Summers: "You'll see the effects begin almost immediately. Layoffs that otherwise would have happened in cities in towns to cops and teachers won't happen. You'll see withholding schedules adjusted so that people have more money in their paychecks. You'll see orders go out to new roads, new bridges, new computers for hospitals. You'll start to see better maintenance of schools. So things will happen very, very quickly. The effect will build. The effect will build over time. And Wolf, this is one thing people do have to recognize -- the president inherited a very, very difficult situation, a $1-trillion deficit, an economy that, frankly, was in freefall. And so while there will be clear impacts of this package that one will see almost immediately, we've inherited an economy that was programmed for substantial decline before the president got here."

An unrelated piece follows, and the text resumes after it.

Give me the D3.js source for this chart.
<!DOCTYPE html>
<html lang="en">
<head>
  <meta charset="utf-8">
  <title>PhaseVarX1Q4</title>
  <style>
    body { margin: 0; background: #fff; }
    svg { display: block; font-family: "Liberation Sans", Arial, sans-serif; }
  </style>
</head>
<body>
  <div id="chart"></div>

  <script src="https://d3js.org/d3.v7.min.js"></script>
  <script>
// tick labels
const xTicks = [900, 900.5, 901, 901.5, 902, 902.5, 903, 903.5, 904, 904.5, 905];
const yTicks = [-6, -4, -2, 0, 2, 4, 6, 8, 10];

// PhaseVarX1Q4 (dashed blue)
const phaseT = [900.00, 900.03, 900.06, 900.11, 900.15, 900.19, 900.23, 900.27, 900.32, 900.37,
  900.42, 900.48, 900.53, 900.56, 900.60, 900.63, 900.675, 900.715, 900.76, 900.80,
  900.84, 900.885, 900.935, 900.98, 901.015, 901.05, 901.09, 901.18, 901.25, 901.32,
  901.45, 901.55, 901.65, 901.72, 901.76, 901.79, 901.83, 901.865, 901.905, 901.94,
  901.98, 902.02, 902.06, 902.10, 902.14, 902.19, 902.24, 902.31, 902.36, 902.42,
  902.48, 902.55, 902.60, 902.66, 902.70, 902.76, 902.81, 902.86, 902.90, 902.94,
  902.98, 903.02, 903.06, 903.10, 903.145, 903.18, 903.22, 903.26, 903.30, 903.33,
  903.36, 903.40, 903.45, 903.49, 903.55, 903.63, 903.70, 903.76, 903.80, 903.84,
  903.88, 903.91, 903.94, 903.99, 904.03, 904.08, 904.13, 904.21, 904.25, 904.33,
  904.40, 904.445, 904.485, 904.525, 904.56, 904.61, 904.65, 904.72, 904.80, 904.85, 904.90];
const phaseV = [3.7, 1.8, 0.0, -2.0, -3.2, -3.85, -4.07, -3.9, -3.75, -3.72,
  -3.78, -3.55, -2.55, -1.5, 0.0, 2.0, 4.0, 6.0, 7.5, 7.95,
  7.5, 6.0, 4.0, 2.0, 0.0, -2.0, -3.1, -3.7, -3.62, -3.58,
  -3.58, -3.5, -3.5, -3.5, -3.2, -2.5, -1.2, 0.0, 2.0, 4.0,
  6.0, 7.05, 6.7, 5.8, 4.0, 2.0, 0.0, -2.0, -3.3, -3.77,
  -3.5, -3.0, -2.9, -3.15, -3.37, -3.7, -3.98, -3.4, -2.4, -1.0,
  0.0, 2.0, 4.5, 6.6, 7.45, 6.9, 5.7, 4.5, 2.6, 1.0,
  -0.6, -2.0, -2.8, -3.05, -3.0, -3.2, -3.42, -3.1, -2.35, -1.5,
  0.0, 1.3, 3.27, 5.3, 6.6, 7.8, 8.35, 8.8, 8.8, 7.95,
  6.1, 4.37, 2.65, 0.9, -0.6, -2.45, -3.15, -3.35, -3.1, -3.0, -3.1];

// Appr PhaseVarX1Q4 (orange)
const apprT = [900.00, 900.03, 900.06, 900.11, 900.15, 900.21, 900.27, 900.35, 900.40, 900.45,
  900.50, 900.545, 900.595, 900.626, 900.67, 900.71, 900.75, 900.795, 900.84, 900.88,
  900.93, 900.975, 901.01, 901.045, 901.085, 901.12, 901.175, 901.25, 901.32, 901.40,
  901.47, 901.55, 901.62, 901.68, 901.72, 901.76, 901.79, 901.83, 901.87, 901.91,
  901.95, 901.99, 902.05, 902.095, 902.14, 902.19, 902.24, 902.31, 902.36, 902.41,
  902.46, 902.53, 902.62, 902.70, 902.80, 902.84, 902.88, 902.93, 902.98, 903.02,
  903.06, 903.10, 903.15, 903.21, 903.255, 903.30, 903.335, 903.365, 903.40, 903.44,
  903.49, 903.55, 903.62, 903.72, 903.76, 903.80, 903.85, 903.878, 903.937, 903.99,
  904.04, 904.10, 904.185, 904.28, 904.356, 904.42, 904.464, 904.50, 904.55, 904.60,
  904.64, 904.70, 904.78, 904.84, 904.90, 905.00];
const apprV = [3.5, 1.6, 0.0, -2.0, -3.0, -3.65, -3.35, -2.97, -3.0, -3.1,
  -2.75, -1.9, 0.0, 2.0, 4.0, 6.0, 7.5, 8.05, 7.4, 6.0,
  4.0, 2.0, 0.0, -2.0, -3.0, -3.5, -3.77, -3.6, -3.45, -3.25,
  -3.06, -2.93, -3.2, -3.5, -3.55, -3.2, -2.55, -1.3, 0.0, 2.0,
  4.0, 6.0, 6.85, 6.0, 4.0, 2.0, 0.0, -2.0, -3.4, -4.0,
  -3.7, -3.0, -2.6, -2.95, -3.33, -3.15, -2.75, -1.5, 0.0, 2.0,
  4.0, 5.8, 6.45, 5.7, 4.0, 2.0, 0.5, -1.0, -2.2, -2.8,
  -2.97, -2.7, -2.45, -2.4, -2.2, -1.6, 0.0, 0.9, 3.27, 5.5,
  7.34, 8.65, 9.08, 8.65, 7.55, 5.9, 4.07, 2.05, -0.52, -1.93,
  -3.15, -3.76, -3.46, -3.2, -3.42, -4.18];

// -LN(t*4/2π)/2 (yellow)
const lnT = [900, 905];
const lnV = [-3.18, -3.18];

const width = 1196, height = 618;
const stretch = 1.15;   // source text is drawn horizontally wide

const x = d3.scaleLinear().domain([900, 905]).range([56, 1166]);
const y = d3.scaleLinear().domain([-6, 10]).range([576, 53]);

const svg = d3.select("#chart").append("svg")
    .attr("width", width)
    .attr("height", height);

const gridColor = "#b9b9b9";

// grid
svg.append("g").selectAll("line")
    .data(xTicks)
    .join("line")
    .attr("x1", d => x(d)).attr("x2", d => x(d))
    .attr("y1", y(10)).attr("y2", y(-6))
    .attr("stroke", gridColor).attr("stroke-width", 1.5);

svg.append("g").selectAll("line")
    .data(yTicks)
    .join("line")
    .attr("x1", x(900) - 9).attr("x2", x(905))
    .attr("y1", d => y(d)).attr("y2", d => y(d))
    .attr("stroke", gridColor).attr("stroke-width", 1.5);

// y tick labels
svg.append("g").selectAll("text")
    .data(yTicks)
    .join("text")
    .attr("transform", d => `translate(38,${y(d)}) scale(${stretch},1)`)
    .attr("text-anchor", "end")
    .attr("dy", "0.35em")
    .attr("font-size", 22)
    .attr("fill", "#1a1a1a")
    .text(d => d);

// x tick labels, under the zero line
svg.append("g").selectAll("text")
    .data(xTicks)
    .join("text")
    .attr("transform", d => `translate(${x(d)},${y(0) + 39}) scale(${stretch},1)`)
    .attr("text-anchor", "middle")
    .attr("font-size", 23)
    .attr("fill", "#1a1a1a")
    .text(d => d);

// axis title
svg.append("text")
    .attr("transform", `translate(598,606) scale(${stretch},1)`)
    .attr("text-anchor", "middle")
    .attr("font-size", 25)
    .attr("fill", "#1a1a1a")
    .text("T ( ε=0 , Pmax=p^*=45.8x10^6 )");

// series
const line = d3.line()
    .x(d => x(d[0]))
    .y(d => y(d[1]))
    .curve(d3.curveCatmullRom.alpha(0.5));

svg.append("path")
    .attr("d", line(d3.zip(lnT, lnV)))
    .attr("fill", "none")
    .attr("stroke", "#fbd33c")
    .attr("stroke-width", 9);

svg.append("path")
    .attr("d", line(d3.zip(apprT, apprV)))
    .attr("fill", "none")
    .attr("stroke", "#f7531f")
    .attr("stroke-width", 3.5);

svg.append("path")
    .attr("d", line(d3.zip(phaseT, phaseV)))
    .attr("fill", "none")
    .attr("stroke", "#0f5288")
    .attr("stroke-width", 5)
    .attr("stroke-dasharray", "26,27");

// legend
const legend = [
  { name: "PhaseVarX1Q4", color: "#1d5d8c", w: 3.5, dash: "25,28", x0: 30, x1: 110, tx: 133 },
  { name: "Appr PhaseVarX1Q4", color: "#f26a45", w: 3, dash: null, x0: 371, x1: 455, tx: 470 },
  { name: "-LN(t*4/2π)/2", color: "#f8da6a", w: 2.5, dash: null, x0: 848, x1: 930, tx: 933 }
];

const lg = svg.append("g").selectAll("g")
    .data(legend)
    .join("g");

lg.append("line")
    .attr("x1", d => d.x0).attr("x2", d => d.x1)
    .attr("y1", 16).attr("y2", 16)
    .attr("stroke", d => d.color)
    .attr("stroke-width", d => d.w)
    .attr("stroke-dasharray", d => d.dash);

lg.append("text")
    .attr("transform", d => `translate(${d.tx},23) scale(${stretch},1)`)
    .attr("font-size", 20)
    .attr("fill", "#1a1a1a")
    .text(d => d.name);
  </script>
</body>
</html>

Blitzer: "So if the president gets what he wants and it looks like he will, at least right now, when do you see economic growth returning as opposed to economic loss? And when do you see job increases per month as opposed to huge job losses in January, almost 600,000 jobs were lost? In other words, when -- what month of this year would you tell us things are going to start to turn around?"
Summers: "There's one thing I'm certain of -- that day will come much sooner with the president's program than it will come without the president's program. But I'm not going to hold out for you the prospect that it is imminent. Perhaps it will be towards the end of the year. Perhaps it will be early next year. Perhaps, if confidence takes hold quickly, it will be somewhat sooner."